I won a free car wash at a minor league ball game in Savannah, for having the dirtiest car in the parking lot.
The only thing I got awarded by the State Secretary of Corrections was time off for good behavior.
I won a free car wash at a minor league ball game in Savannah, for having the dirtiest car in the parking lot.
In my home county, I was Junior Achievement’s Outstanding Young Businessman of the Year (1980). This got me a ticket to the national JA conference, which I didn’t go to because I got chicken pox.
Well done everyone!!
I won a Halloween costume contest, once.
The home game and parting gifts.
I have won 250+ ribbons for homebrewing.
Hic!
Heh. There have been many really cool things mentioned, but this is the first to really get my attention.
My last award was for Best Costume in an 80’s-themed murder mystery dinner.
Back in my advertising days, I won a bunch of awards. However, I don’t them give much credence because
Advertising people love to give each other awards. Sometimes it seems like anyone willing to take the time to fill out an application and pay the entry fee will win at least Honorable Mention.
Most of the awards were for programs I worked on as part of a group. While I’m certainly proud of my part, I was only one part. The exception would be an award I won for speechwriting, where I did work solo.
There’s an old thread on Dopers who have won money on game shows.
Someone (was it Boyo Jim?) won the Bullwer-Lytton bad fiction contest a few years ago.
Won a blue ribbon at a county fair once. It was for some nut bread. But they were pretty generous with the blue ribbons, so I can’t really brag too much.
I got an award at the United Nations.
Notice I said “at” not “from”. The award was given at a dinner held in one of their dining rooms. One interesting thing was I had a heck of a time getting into the building for the dinner. As the honoree, I wasn’t one the guest list, and this about a year after 9/11 so security was tight.
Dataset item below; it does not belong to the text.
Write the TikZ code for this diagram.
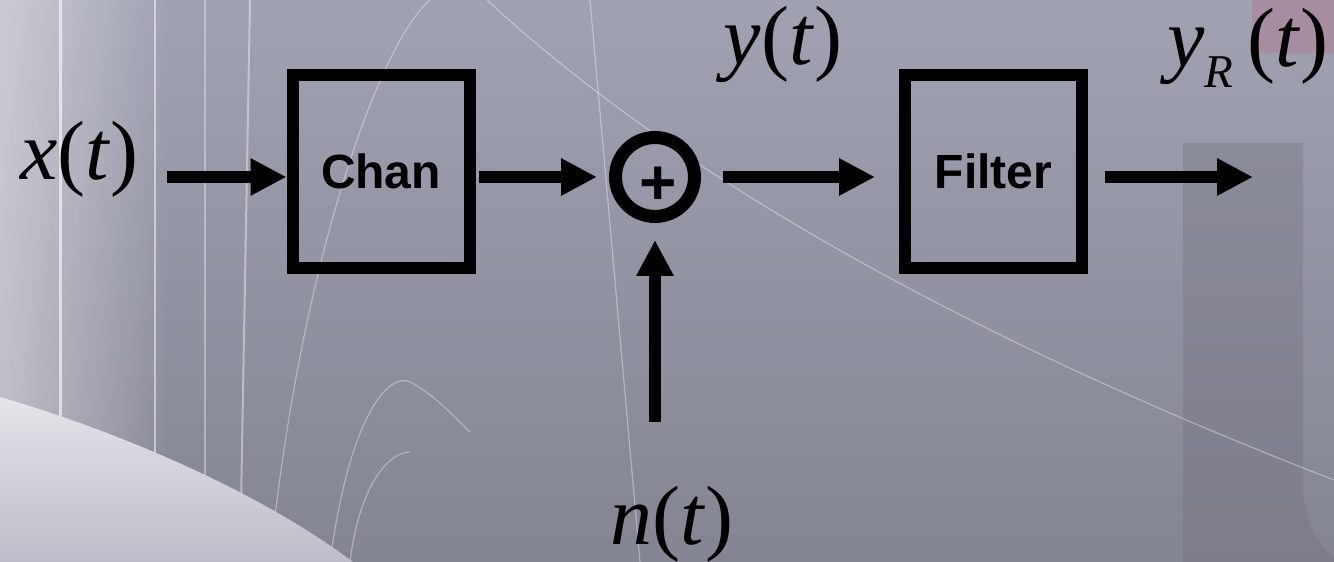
\documentclass[tikz,border=0pt]{standalone}
\usepackage{fontspec}
\setmainfont{Liberation Serif}
\newfontfamily\blocksans{Liberation Sans}
\usepackage{xcolor}
\usetikzlibrary{arrows.meta,positioning,calc,fadings}
\definecolor{bgtop}{RGB}{160, 162, 178}
\definecolor{bgbottom}{RGB}{132, 133, 146}
\definecolor{wedgelight}{RGB}{228, 228, 234}
\definecolor{wedgedark}{RGB}{188, 189, 200}
\definecolor{pinkpatch}{RGB}{168, 140, 160}
\definecolor{darkpatch}{RGB}{112, 112, 122}

\begin{document}
\begin{tikzpicture}[x=1pt, y=1pt, >={Triangle[length=36pt,width=35pt]},
    block/.style={draw, line width=12pt, minimum width=177pt, minimum height=193pt,
        font=\blocksans\bfseries\fontsize{48}{50}\selectfont},
    signal/.style={font=\fontsize{84}{90}\selectfont, inner sep=0pt},
    flow/.style={->, line width=12pt},
    streak/.style={white, line width=1.2pt, opacity=0.35}]
    \useasboundingbox (0,0) rectangle (1334,562);

    % Background
    \shade[top color=bgtop, bottom color=bgbottom] (0,0) rectangle (1334,562);
    \fill[white, opacity=0.45, path fading=east] (0,0) rectangle (170,562);
    \fill[pinkpatch] (1252,509) rectangle (1334,562);
    \fill[darkpatch, opacity=0.35] (1183,419) -- (1303,419) -- (1303,75)
        .. controls (1305,40) and (1318,15) .. (1334,5) -- (1334,0) -- (1183,0) -- cycle;
    \draw[white, line width=3pt, opacity=0.6] (60,0) -- (60,562);
    \draw[white, line width=2pt, opacity=0.5] (155,0) -- (155,562);
    \draw[white, line width=1.5pt, opacity=0.35] (205,0) -- (205,562);
    \draw[white, line width=2pt, opacity=0.4] (250,562) -- (240,0);
    \draw[streak] (487,562) .. controls (640,420) and (900,250) .. (1334,82);
    \draw[streak] (270,0) .. controls (300,300) and (380,520) .. (430,562);
    \draw[streak] (330,0) .. controls (350,150) and (390,190) .. (410,180) .. controls (430,170) and (450,150) .. (470,130);
    \draw[streak] (350,0) .. controls (360,80) and (390,110) .. (410,110);
    \draw[streak] (590,562) -- (640,0);
    \shade[top color=wedgelight, bottom color=wedgedark]
        (0,165) .. controls (120,130) and (260,70) .. (353,0) -- (0,0) -- cycle;

    % Blocks and signals
    \node[signal, anchor=base west] (xin) at (20,382) {\textit{x}(\textit{t})};
    \node[block] (chan) at (381,390.5) {Chan};
    \node[draw, circle, line width=13pt, minimum size=79pt, inner sep=0pt] (sum) at (655,385) {};
    \node[font=\blocksans\bfseries\fontsize{64}{64}\selectfont, inner sep=0pt] (plus) at ([xshift=3pt, yshift=-9pt]sum.center) {+};
    \node[signal, anchor=base] (yt) at (783,497) {\textit{y}(\textit{t})};
    \node[block] (filt) at (993.5,390.5) {Filter};
    \node[signal, anchor=base west] (yR) at (1167,495)
        {\textit{y}\raisebox{-21pt}{\fontsize{47}{50}\selectfont\textit{R}}\kern14pt(\textit{t})};
    \node[signal, anchor=base] (nt) at (672,17) {\textit{n}(\textit{t})};
    \coordinate (out) at (1253,385);

    % Connectors
    \draw[flow, shorten <=28pt] (xin.east |- sum) -- (chan.west |- sum);
    \draw[flow, shorten <=3pt, shorten >=12pt] (chan.east |- sum) -- (sum.west);
    \draw[flow, shorten <=22pt, shorten >=24pt] (sum.east) -- (filt.west |- sum);
    \draw[flow, shorten <=17pt] (filt.east |- sum) -- (out);
    \draw[flow, shorten <=65pt, shorten >=17pt] (sum |- nt.north) -- (sum.south);
\end{tikzpicture}
\end{document}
I came in 22nd and 16th places in a couple of Cracked.com photoshop contests.
I won a Gong Show at a friend’s birthday party. I played my accordion. My prize was a broken baseball trophy - the bat was snapped off and the whole thing was kinda wobbly. I loved it! it sat in my cubicle for years! Wish I could remember what happened to it.
2nd Prize in a Beauty Contest.
Seriously, I worked in the Asian-Pacific division of a major IT Services provider (you can call them HAL). I won some award for providing the ‘Best Added Value report’ to a customer.
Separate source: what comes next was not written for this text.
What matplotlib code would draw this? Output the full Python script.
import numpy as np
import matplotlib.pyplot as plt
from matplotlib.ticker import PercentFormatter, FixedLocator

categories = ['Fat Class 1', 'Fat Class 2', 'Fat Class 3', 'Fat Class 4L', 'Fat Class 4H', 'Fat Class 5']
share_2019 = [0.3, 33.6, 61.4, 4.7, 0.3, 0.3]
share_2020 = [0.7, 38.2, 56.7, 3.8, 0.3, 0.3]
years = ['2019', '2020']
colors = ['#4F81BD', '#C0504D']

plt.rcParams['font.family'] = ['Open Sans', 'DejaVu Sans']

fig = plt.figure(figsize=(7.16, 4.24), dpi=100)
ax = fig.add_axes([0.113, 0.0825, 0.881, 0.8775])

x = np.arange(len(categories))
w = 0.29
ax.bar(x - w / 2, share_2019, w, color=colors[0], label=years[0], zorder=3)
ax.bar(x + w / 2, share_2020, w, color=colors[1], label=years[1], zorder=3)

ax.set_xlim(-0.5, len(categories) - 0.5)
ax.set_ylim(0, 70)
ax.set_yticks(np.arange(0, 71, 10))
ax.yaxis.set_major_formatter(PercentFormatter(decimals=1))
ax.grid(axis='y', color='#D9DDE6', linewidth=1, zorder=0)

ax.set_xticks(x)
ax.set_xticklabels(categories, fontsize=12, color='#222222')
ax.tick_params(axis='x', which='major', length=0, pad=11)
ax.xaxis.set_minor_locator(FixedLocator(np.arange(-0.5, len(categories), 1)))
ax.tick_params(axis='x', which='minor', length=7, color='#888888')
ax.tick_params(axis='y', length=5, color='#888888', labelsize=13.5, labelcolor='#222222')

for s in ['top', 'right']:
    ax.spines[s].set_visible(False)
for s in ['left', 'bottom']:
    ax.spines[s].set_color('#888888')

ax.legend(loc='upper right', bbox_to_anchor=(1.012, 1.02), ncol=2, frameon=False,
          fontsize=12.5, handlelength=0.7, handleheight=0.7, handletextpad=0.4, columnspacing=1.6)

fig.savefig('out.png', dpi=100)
Customer went bust one week later. No work for me, so I was moved to ‘The bench’ - ie ‘No work for you, so we hope to find you something to do and we can keep paying you’. No, they didn’t.
I was Time Magazine’s Person of the Year in 2006.
More exclusively, I was valedictorian of both my elementary and high school classes.
I have a Bacon number of three.
I came in second on Jeopardy! and won fabulous parting gifts
I won a sweepstakes in which I won four tickets to a San Francisco Giants game, seats on the field, $100 worth of food, and a guided tour of Pac Bell Park. And then the Giants lost to the hated Dodgers, 20-0.